The obvious advantage to the wrap-around mortgage is that you make money on the spread between your low-interest-rate mortgage and the higher rate you charge the buyer. However, there are risks involved including these three:
- Most loans are not assumable. If that is the case with your mortgage loan, then you will be in breach of the “due on sale” clause, which requires you to repay the loan upon sale of the property.
- Can the buyer afford to make the payments? Although you are protected if the buyer defaults, you are still responsible for the payments on the mortgage listed in your name. If the property values drop, then it is more likely that the buyer will walk away from the property leaving you with an underwater mortgage.
- Making the payment arrangements may be complicated. Since you are not a mortgage lender or servicer, you may have trouble making payment arrangements. You want to make sure that you continue to make your mortgage payments on time. Remember, you are responsible for the loan and any late payments will show up on your credit report and hurt your credit score. If you are relying on the borrower’s payments to you to cover your mortgage, then you are at a high risk. It is possible that the borrower will want to make payments directly to your mortgage servicer or through a third party that divides the sum between your lender and yourself.
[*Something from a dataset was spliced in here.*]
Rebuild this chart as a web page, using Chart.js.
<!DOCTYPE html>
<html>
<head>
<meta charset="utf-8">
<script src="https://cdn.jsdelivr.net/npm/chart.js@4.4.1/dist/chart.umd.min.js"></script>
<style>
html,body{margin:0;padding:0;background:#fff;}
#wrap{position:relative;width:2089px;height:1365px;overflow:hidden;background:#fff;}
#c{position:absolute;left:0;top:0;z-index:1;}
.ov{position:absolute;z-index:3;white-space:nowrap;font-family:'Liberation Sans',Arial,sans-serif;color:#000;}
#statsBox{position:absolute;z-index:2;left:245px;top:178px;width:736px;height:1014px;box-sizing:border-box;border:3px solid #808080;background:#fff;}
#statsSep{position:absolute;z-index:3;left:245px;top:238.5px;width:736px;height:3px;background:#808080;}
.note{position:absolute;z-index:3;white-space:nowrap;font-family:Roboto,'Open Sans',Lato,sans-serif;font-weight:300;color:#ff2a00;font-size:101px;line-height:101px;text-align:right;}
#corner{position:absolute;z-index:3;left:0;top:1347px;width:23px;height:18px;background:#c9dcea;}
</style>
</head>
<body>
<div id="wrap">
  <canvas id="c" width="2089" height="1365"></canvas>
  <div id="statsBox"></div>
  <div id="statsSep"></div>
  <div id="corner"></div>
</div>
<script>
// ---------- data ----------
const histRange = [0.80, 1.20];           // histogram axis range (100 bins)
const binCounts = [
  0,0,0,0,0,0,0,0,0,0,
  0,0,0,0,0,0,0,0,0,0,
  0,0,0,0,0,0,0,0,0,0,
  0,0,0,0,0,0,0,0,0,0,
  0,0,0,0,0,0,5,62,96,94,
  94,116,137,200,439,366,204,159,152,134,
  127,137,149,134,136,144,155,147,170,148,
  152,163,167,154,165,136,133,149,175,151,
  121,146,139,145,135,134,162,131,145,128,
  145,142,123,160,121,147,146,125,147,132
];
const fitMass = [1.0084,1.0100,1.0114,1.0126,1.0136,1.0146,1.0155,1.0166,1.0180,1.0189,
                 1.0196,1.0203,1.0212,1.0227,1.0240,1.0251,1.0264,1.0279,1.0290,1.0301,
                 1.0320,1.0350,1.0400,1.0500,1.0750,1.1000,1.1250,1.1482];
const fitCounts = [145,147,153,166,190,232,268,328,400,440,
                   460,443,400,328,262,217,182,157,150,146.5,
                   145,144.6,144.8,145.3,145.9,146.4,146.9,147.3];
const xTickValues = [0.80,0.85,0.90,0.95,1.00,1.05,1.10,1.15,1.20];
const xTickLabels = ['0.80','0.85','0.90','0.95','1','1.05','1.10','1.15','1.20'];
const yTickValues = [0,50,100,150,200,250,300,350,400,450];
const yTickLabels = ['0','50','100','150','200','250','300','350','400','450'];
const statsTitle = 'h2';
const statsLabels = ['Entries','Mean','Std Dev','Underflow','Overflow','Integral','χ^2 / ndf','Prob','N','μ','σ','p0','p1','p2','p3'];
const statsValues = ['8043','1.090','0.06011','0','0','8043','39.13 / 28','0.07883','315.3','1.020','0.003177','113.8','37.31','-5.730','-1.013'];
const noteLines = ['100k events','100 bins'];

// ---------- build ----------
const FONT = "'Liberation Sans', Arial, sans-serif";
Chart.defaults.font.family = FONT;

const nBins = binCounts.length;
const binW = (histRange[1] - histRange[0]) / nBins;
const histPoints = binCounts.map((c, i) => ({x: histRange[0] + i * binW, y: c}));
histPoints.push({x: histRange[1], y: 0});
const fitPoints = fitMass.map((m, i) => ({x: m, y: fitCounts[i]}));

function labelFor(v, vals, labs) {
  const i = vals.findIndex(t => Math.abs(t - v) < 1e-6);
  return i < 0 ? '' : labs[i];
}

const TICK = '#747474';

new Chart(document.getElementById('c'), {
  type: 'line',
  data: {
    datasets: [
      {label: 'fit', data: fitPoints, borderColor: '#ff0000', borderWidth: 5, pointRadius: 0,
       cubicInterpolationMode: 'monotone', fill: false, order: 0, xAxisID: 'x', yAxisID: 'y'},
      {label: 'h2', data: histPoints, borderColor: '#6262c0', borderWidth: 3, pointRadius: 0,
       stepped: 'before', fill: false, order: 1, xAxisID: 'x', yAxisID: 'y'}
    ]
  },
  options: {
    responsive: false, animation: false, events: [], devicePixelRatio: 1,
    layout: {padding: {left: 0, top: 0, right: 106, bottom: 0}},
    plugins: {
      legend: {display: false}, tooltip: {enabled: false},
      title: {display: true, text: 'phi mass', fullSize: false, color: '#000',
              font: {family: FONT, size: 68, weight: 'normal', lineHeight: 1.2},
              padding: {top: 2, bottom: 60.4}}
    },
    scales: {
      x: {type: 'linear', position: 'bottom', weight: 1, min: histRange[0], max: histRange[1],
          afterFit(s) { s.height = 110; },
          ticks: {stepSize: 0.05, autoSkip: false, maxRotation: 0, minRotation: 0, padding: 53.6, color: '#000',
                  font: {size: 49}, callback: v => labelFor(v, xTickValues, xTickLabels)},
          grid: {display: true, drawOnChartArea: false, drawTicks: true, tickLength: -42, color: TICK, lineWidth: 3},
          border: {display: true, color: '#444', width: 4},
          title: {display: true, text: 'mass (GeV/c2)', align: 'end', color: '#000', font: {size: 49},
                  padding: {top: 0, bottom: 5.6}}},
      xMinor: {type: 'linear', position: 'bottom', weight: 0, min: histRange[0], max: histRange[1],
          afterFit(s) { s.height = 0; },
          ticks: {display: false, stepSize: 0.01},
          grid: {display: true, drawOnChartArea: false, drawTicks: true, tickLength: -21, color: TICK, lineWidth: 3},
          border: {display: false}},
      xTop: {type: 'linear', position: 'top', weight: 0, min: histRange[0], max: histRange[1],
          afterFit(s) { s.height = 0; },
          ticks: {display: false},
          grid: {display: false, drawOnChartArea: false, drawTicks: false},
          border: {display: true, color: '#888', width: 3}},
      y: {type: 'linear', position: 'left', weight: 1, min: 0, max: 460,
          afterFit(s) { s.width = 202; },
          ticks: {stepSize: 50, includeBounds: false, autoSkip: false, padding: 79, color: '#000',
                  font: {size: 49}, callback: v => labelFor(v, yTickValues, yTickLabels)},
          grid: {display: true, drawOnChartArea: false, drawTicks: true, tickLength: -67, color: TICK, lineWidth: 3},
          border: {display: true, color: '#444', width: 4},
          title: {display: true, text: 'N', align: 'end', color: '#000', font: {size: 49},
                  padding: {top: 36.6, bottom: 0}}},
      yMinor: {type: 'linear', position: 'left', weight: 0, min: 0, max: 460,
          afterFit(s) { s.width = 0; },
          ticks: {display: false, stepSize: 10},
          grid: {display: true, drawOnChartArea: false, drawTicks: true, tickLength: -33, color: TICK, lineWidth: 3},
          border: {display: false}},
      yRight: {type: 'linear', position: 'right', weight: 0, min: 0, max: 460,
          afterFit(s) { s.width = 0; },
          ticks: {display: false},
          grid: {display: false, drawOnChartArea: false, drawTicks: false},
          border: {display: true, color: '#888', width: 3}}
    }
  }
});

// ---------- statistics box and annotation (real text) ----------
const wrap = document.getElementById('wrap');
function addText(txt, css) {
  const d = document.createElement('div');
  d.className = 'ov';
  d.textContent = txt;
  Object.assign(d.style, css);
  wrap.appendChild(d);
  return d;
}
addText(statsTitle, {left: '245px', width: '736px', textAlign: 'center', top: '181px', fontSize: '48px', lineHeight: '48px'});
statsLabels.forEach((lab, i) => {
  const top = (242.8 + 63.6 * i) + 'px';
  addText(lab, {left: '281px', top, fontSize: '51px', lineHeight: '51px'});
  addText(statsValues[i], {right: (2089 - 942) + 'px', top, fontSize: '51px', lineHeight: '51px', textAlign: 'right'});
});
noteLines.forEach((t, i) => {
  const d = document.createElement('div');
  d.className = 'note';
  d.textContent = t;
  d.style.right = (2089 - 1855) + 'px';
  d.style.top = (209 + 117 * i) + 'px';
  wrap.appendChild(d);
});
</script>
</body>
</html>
Basically, wraparound mortgages are a high-risk loan. If your buyer is putting a small downpayment and/or can’t qualify for a conventional loan at the lower interest rate, then that is an indication of a high-risk borrower. Wrap around mortgages are particularly attractive in a market that has higher interest rates (so you have a spread) and rising housing prices (to reduce your risks of being left with an underwater property).
Before you consider such a loan, consult with an attorney who specializes in real estate and financial transactions.
I hope this information helps you Find. Learn & Save.